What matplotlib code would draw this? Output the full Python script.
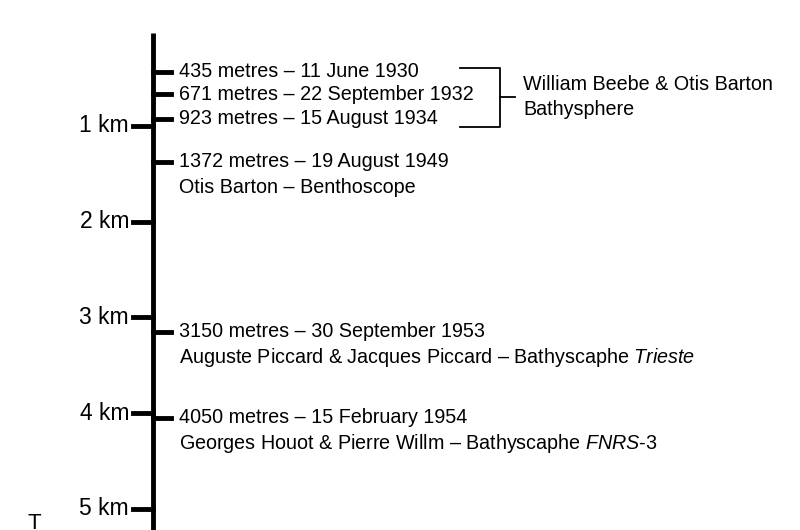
import matplotlib
matplotlib.use("Agg")
import matplotlib.pyplot as plt

km_ticks = [1, 2, 3, 4, 5]
km_labels = ["1 km", "2 km", "3 km", "4 km", "5 km"]
depths_m = [435, 671, 923, 1372, 3150, 4050]
line1 = ["435 metres – 11 June 1930", "671 metres – 22 September 1932",
         "923 metres – 15 August 1934", "1372 metres – 19 August 1949",
         "3150 metres – 30 September 1953", "4050 metres – 15 February 1954"]
line2 = [None, None, None, "Otis Barton – Benthoscope",
         "Auguste Piccard & Jacques Piccard – Bathyscaphe $\\mathit{Trieste}$",
         "Georges Houot & Pierre Willm – Bathyscaphe $\\mathit{FNRS}$-$\\mathit{3}$"]

plt.rcParams['font.family'] = ['Liberation Sans', 'DejaVu Sans']
plt.rcParams['mathtext.fontset'] = 'custom'
plt.rcParams['mathtext.it'] = 'Liberation Sans:italic'
plt.rcParams['mathtext.rm'] = 'Liberation Sans'

fig = plt.figure(figsize=(8, 5.3), dpi=100)
ax = fig.add_axes([0, 0, 1, 1])
ax.set_xlim(0, 800)
ax.set_ylim(5.22, -0.315)
ax.axis('off')

pk = 1 / 96.0  # km per pixel
X = 153
ax.plot([X, X], [0.03, 5.3], color='black', lw=3.5, solid_capstyle='butt')
for t, lab in zip(km_ticks, km_labels):
    ax.plot([133, X], [t, t], color='black', lw=3.5)
    ax.text(129, t, lab, ha='right', va='center', fontsize=16.5)
for i, d in enumerate(depths_m):
    km = d / 1000
    ax.plot([X, 171], [km, km], color='black', lw=3.5)
    ax.text(179, km, line1[i], ha='left', va='center', fontsize=14.2)
    if line2[i] is not None:
        ax.text(179, km + 26 * pk, line2[i], ha='left', va='center', fontsize=14.2)

# bracket
yt, yb = depths_m[0] / 1000 - 4 * pk, depths_m[2] / 1000 + 8 * pk
ym = (yt + yb) / 2
ax.plot([460, 500, 500, 460], [yt, yt, yb, yb], color='black', lw=1.3)
ax.plot([500, 515], [ym, ym], color='black', lw=1.3)
ax.text(523, ym - 13 * pk, "William Beebe & Otis Barton", ha='left', va='center', fontsize=14.2)
ax.text(523, ym + 12 * pk, "Bathysphere", ha='left', va='center', fontsize=14.2)
ax.text(28, 5.15, "T", ha='left', va='center', fontsize=16)

fig.savefig("out.png", dpi=100)
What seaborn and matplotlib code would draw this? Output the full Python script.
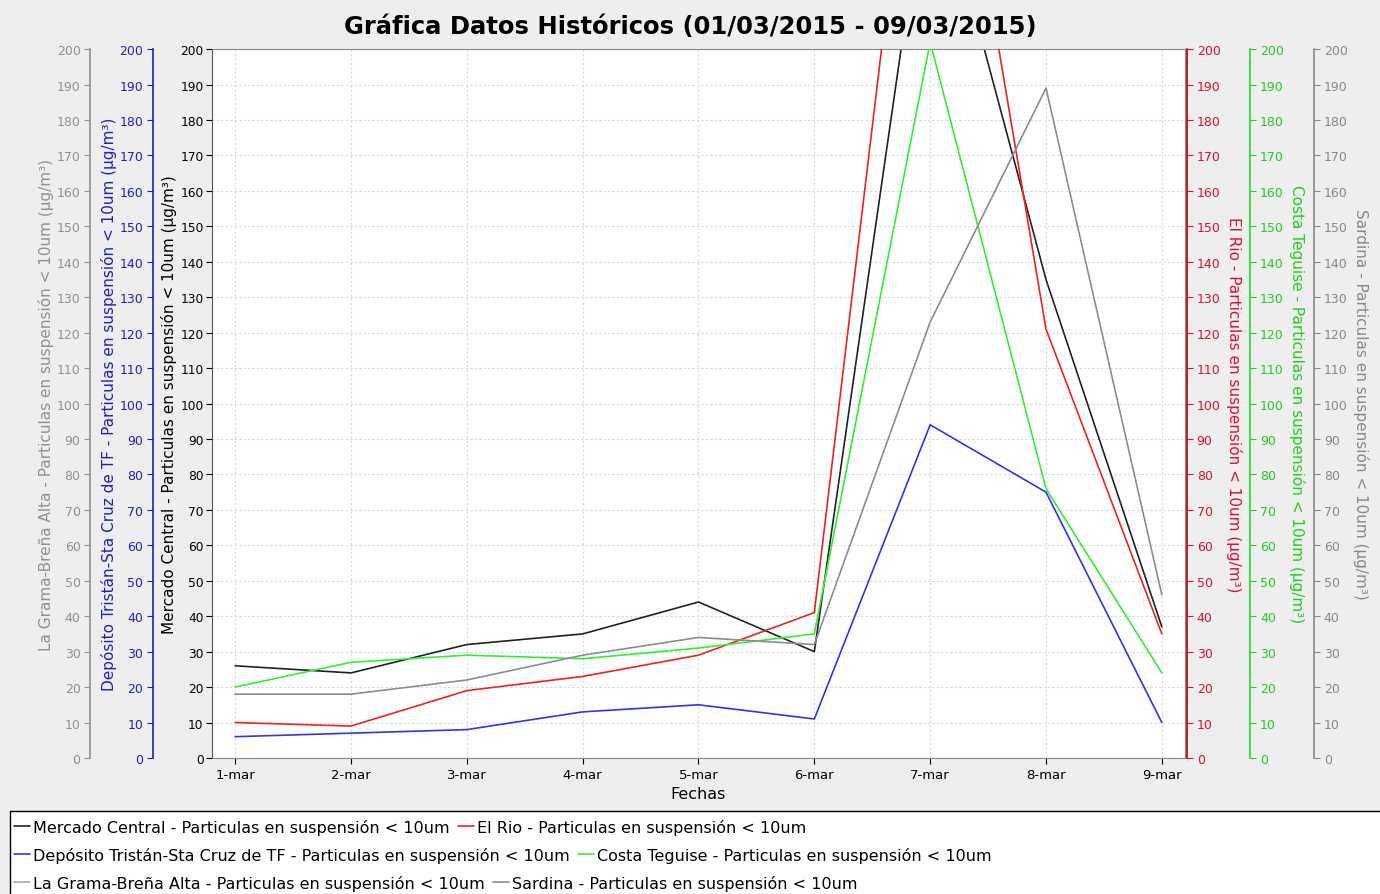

• • • • •

**Exercise task:**
Take the records from their first line through the line containing "ax.axis('off')" and please return exactly those lines, both ends included, minus the pictures.

**Result for this exercise:**
What matplotlib code would draw this? Output the full Python script.
import matplotlib
matplotlib.use("Agg")
import matplotlib.pyplot as plt

km_ticks = [1, 2, 3, 4, 5]
km_labels = ["1 km", "2 km", "3 km", "4 km", "5 km"]
depths_m = [435, 671, 923, 1372, 3150, 4050]
line1 = ["435 metres – 11 June 1930", "671 metres – 22 September 1932",
         "923 metres – 15 August 1934", "1372 metres – 19 August 1949",
         "3150 metres – 30 September 1953", "4050 metres – 15 February 1954"]
line2 = [None, None, None, "Otis Barton – Benthoscope",
         "Auguste Piccard & Jacques Piccard – Bathyscaphe $\\mathit{Trieste}$",
         "Georges Houot & Pierre Willm – Bathyscaphe $\\mathit{FNRS}$-$\\mathit{3}$"]

plt.rcParams['font.family'] = ['Liberation Sans', 'DejaVu Sans']
plt.rcParams['mathtext.fontset'] = 'custom'
plt.rcParams['mathtext.it'] = 'Liberation Sans:italic'
plt.rcParams['mathtext.rm'] = 'Liberation Sans'

fig = plt.figure(figsize=(8, 5.3), dpi=100)
ax = fig.add_axes([0, 0, 1, 1])
ax.set_xlim(0, 800)
ax.set_ylim(5.22, -0.315)
ax.axis('off')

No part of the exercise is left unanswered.